Evlilik Yoluyla Türk Vatandaşı Olmak Sık Sorulan Sorular
Türk vatandaşı ile evlendim, ne zaman vatandaşlık başvurusu yapabilirim?
Evlendikten sonra en az 3 yıl beklemeniz gerekiyor. 3. yılınızı doldurduktan sonra, evliliğiniz hâlâ devam ediyorsa başvurma hakkınız var. Bu süre dolmadan başvurursanız kanunen reddedilir. Süre dolduğunda İl Nüfus Müdürlüğü’ne gidip evlilik yoluyla vatandaşlık için başvurabilirsiniz.
Evlilik otomatik vatandaşlık veriyor mu?
Hayır. Türk vatandaşı biriyle evlenmek otomatik olarak vatandaş olacağınız anlamına gelmez. Sadece başvuru hakkı verir. Başvurudan sonra idare evliliğin gerçekliğini ve sizin şartları taşıyıp taşımadığınızı inceler. Uygun görürse vatandaşlığı onaylar. Yani süreç bir evrak ve inceleme sürecidir, otomatik değildir.
Başvurduk ama henüz sonuçlanmadan boşandık, ne olur?
Eğer vatandaşlık başvurunuz sonuçlanmadan önce boşanma gerçekleşirse, vatandaşlık işleminiz büyük olasılıkla durdurulur ve reddedilir. Çünkü evlilik şartı ortadan kalkmış olur. Ancak üç yılı aşkın evli kaldıysanız boşanmış olsanız bile kısa dönem ikamet iznine geçme hakkınız bulunur. Vatandaş olamasanız da, Türkiye’de kalmaya devam edebilirsiniz (farklı bir statüyle).
Eşim vefat ederse vatandaşlık hakkımı kaybeder miyim?
Başvuru yapıldıktan sonra Türk eşiniz vefat ederse, idare evliliğinizin gerçek olduğuna inanıyorsa işlemi durdurmayabilir. Eşinizin vefatı sizin kusurunuz dışındaysa ve evliliğiniz sahici idiyse, şartlar sağlanmışsa vatandaşlık yine de verilebilir. Uygulamada, bu gibi durumlarda yabancı eşe genellikle vatandaşlık tanınmaktadır.
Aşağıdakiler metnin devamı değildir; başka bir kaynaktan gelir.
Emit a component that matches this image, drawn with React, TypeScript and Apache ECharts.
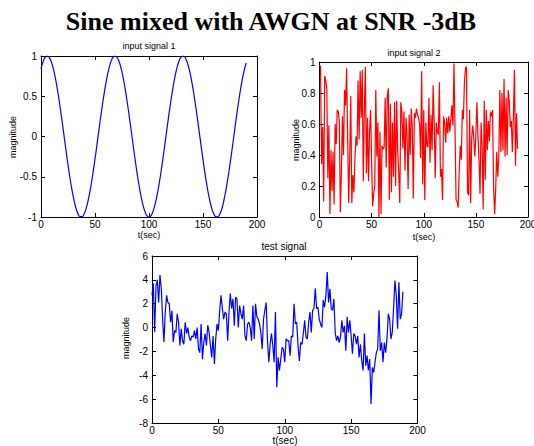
import React, { useEffect, useRef } from "react";
import * as echarts from "echarts";

const MAIN_TITLE = "Sine mixed with AWGN at SNR -3dB";
const SUB_TITLES = ["input signal 1", "input signal 2", "test signal"];
const X_NAME = "t(sec)";
const Y_NAME = "magnitude";

// input signal 1: sine, read every 2 samples
const SINE_STEP = 2;
const sineValues = [
  0.841, 0.932, 0.985, 1.0, 0.974, 0.909, 0.808, 0.675, 0.516, 0.335,
  0.141, -0.058, -0.256, -0.443, -0.612, -0.757, -0.872, -0.952, -0.994, -0.996,
  -0.959, -0.883, -0.773, -0.631, -0.465, -0.279, -0.083, 0.117, 0.312, 0.494,
  0.657, 0.794, 0.899, 0.968, 0.999, 0.989, 0.941, 0.855, 0.734, 0.585,
  0.412, 0.223, 0.025, -0.174, -0.366, -0.544, -0.699, -0.827, -0.922, -0.982,
  -1.0, -0.98, -0.918, -0.821, -0.691, -0.537, -0.358, -0.166, 0.033, 0.231,
  0.42, 0.592, 0.74, 0.859, 0.944, 0.991, 0.999, 0.967, 0.895, 0.789,
  0.65, 0.487, 0.303, 0.108, -0.092, -0.288, -0.473, -0.638, -0.779, -0.888,
  -0.961, -0.997, -0.993, -0.952, -0.873, -0.751, -0.604, -0.435, -0.249, -0.05,
  0.15, 0.344, 0.523, 0.683, 0.813, 0.913,
];

// input signal 2: noise, one value per sample
const noiseValues = [
  0.98, 0.97, 0.34, 0.58, 0.1, 0.91, 0.88, 0.83, 0.25, 0.59,
  0.02, 0.43, 0.17, 0.42, 0.08, 0.6, 0.47, 0.69, 0.68, 0.62,
  0.03, 0.29, 0.65, 0.4, 0.82, 0.72, 0.96, 0.5, 0.09, 0.39,
  0.78, 0.09, 0.27, 0.16, 0.38, 0.52, 0.46, 0.88, 0.5, 0.94,
  0.64, 0.95, 0.23, 0.68, 0.97, 0.28, 0.64, 0.23, 0.55, 0.69,
  0.35, 0.07, 0.15, 0.2, 0.82, 0.39, 0.61, 0.0, 0.55, 0.02,
  0.46, 0.44, 0.45, 0.77, 0.32, 0.78, 0.83, 0.11, 0.73, 0.16,
  0.61, 0.26, 0.74, 0.2, 0.75, 0.43, 0.29, 0.09, 0.74, 0.68,
  0.44, 0.68, 0.3, 0.64, 0.52, 0.18, 0.66, 0.4, 0.7, 0.58,
  0.12, 0.67, 0.64, 0.7, 0.66, 0.64, 0.6, 0.38,
  0.94, 0.21, 0.69, 0.11, 0.61, 0.46, 0.45, 0.77, 0.35, 0.66,
  0.43, 0.85, 0.62, 0.25, 0.61, 0.55, 0.53, 0.87, 0.26, 0.31,
  0.11, 0.65, 0.61, 0.48, 0.64, 0.54, 0.65, 0.55, 0.63, 0.72,
  0.59, 0.99, 0.57, 0.11, 0.1, 0.06, 0.29, 0.46, 0.37, 0.69,
  0.63, 0.87, 0.96, 0.97, 0.16, 0.14, 0.69, 0.09, 0.51, 0.59,
  0.51, 0.39, 0.53, 0.74, 0.52, 0.37, 0.15, 0.61, 0.46, 0.05,
  0.75, 0.24, 0.69, 0.43, 0.62, 0.49, 0.68, 0.65, 0.69, 0.19,
  0.02, 0.18, 0.42, 0.26, 0.39, 0.82, 0.42, 0.8, 0.43, 0.89,
  0.39, 0.77, 0.4, 0.82, 0.75, 0.58, 0.62, 0.42, 0.66, 0.95,
  0.33, 0.67, 0.44,
];

// test signal: one value per sample
const testValues = [
  2.7, 3.7, -0.4, 3.5, 4.0, 2.1, 4.4, 3.3, 0.7, -1.2,
  1.3, 2.7, 2.1, 2.0, 0.45, 1.4, -1.2, -0.25, -0.4, 1.15,
  0.45, -1.5, -0.1, -1.1, -1.4, 0.45, -0.5, 0.0, -0.8, -1.1,
  -0.7, -0.8, -0.25, -0.95, 0.0, -1.8, -2.1, 0.3, -2.65, -1.25,
  -0.5, -1.5, 0.2, -0.4, -1.5, -2.5, -0.7, -3.05, -0.95, 0.3,
  -0.25, 1.45, 2.7, 1.6, 0.7, 1.3, 1.15, -1.1, 1.3, 2.85,
  1.6, 2.4, 0.15, 2.55, 2.4, 0.0, 1.85, 1.15, 0.7, 1.85,
  -0.7, -1.1, 0.3, 0.45, 0.0, -1.1, 1.85, -0.95, 2.0, 0.9,
  0.7, 0.3, -0.4, -1.8, 0.7, 1.45, 2.1, -1.1, -2.9, -1.4,
  -0.5, -1.5, -2.9, 1.3, -5.0, -2.5, -3.6, -2.65, -1.65, -1.8,
  -2.9,
  -0.95, -1.1, -1.1, -2.35, -0.7, -0.8, 2.0, 0.3, 0.45, -1.5,
  -2.8, -1.25, -1.4, -0.5, 0.6, -0.8, -0.95, 0.45, 1.3, -0.4,
  1.45, 1.6, 3.3, 1.6, 1.7, 0.7, 0.3, 0.0, 2.3, 1.7,
  2.7, 4.65, 2.1, 3.25, 1.6, 1.45, 2.4, -0.4, -1.1, -0.7,
  -1.25, -0.8, 0.6, -0.4, 0.15, -1.95, 0.9, -0.4, 0.6, -0.7,
  -2.2, -0.5, -0.7, -1.4, -0.7, -2.5, -1.4, -2.8, -3.6, -0.5,
  -3.2, -2.35, -3.6, -2.65, -6.4, -3.35, -3.75, -2.9, -2.1, -1.8,
  1.45, -1.95, -1.25, -2.9, -1.25, -2.1, -0.95, 1.15, 0.7, -0.95,
  -0.4, 1.7, 3.95, 2.7, -0.1, 3.8, 0.7, 1.15, 3.0,
];

const X_RANGE = { min: 0, max: 200, interval: 50 };
const Y_RANGES = [
  { min: -1, max: 1, interval: 0.5 },
  { min: 0, max: 1, interval: 0.2 },
  { min: -8, max: 6, interval: 2 },
];

const SANS = "Liberation Sans";
const SERIF = "Liberation Serif";

const GRIDS = [
  { left: 41, top: 56, width: 216, height: 161 },
  { left: 319.5, top: 62, width: 208.5, height: 155 },
  { left: 152, top: 256, width: 265.5, height: 167 },
];

function axisPair(kind: "x" | "y", gridIndex: number, range: any) {
  const line = { show: true, onZero: false, lineStyle: { color: "#000", width: 1 } };
  const tick = { show: true, inside: true, length: 4, lineStyle: { color: "#000" } };
  const base = {
    type: "value",
    gridIndex,
    min: range.min,
    max: range.max,
    interval: range.interval,
    splitLine: { show: false },
    axisLine: line,
    axisTick: tick,
  };
  const main = {
    ...base,
    position: kind === "x" ? "bottom" : "left",
    axisLabel: {
      show: true,
      color: "#000",
      fontSize: 10,
      fontFamily: SANS,
      margin: kind === "x" ? 2 : 4,
    },
  };
  const other = {
    ...base,
    position: kind === "x" ? "top" : "right",
    axisLabel: { show: false },
  };
  return [main, other];
}

function textEl(text: string, x: number, y: number, size: number, opts: any = {}) {
  return {
    type: "text",
    x,
    y,
    rotation: opts.rotation || 0,
    style: {
      text,
      fill: "#000",
      fontSize: size,
      fontFamily: opts.family || SANS,
      fontWeight: opts.weight || "normal",
      textAlign: "center",
      textVerticalAlign: "middle",
      align: "center",
      verticalAlign: "middle",
    },
  };
}

export default function App() {
  const ref = useRef<HTMLDivElement>(null);
  useEffect(() => {
    document.body.style.margin = "0";
    document.body.style.overflow = "hidden";
    if (!ref.current) return;
    const chart = echarts.init(ref.current, null, { renderer: "svg" });

    const xAxes = [0, 1, 2].flatMap((g) => axisPair("x", g, X_RANGE));
    const yAxes = [0, 1, 2].flatMap((g) => axisPair("y", g, Y_RANGES[g]));

    const sineData = sineValues.map((v, i) => [i * SINE_STEP, v]);
    const noiseData = noiseValues.map((v, i) => [i, v]);
    const testData = testValues.map((v, i) => [i, v]);

    const lineSeries = (data: any, idx: number, color: string, smooth = false) => ({
      type: "line",
      data,
      xAxisIndex: idx * 2,
      yAxisIndex: idx * 2,
      showSymbol: false,
      smooth,
      lineStyle: { color, width: 1.2 },
      itemStyle: { color },
      silent: true,
    });

    chart.setOption({
      animation: false,
      backgroundColor: "#fff",
      grid: GRIDS.map((g) => ({ ...g, containLabel: false, outerBoundsMode: "none" })),
      xAxis: xAxes,
      yAxis: yAxes,
      series: [
        lineSeries(sineData, 0, "#0000ff", true),
        lineSeries(noiseData, 1, "#ff0000"),
        lineSeries(testData, 2, "#0000ff"),
      ],
      graphic: [
        textEl(MAIN_TITLE, 271, 21, 26, { family: SERIF, weight: "bold" }),
        textEl(SUB_TITLES[0], 149, 46, 9),
        textEl(SUB_TITLES[1], 414, 53, 9),
        textEl(SUB_TITLES[2], 284, 246, 10),
        textEl(X_NAME, 149, 235, 9),
        textEl(X_NAME, 424, 237, 9),
        textEl(X_NAME, 285, 440, 10),
        textEl(Y_NAME, 13, 137, 9, { rotation: Math.PI / 2 }),
        textEl(Y_NAME, 296, 140, 9, { rotation: Math.PI / 2 }),
        textEl(Y_NAME, 126, 338, 9, { rotation: Math.PI / 2 }),
      ],
    });
    return () => chart.dispose();
  }, []);
  return <div ref={ref} style={{ width: 534, height: 446 }} />;
}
Vatandaş olduktan sonra hemen boşanırsam vatandaşlığım iptal edilir mi?
Hayır, evlilik yoluyla vatandaşlığı kazandıktan sonra boşanmanız otomatik olarak vatandaşlığınızı etkilemez. Siz artık Türk vatandaşısınız ve boşanma nedeniyle vatandaşlıktan çıkarılma söz konusu olmaz. Sadece, eğer evliliğinizin baştan sahte olduğu sonradan tespit edilirse (örneğin itiraf veya yargı kararıyla), o durumda hukuki süreçle iptal gündeme gelebilir. Ama gerçek bir evlilikse, boşanma vatandaşlığınızı etkilemez.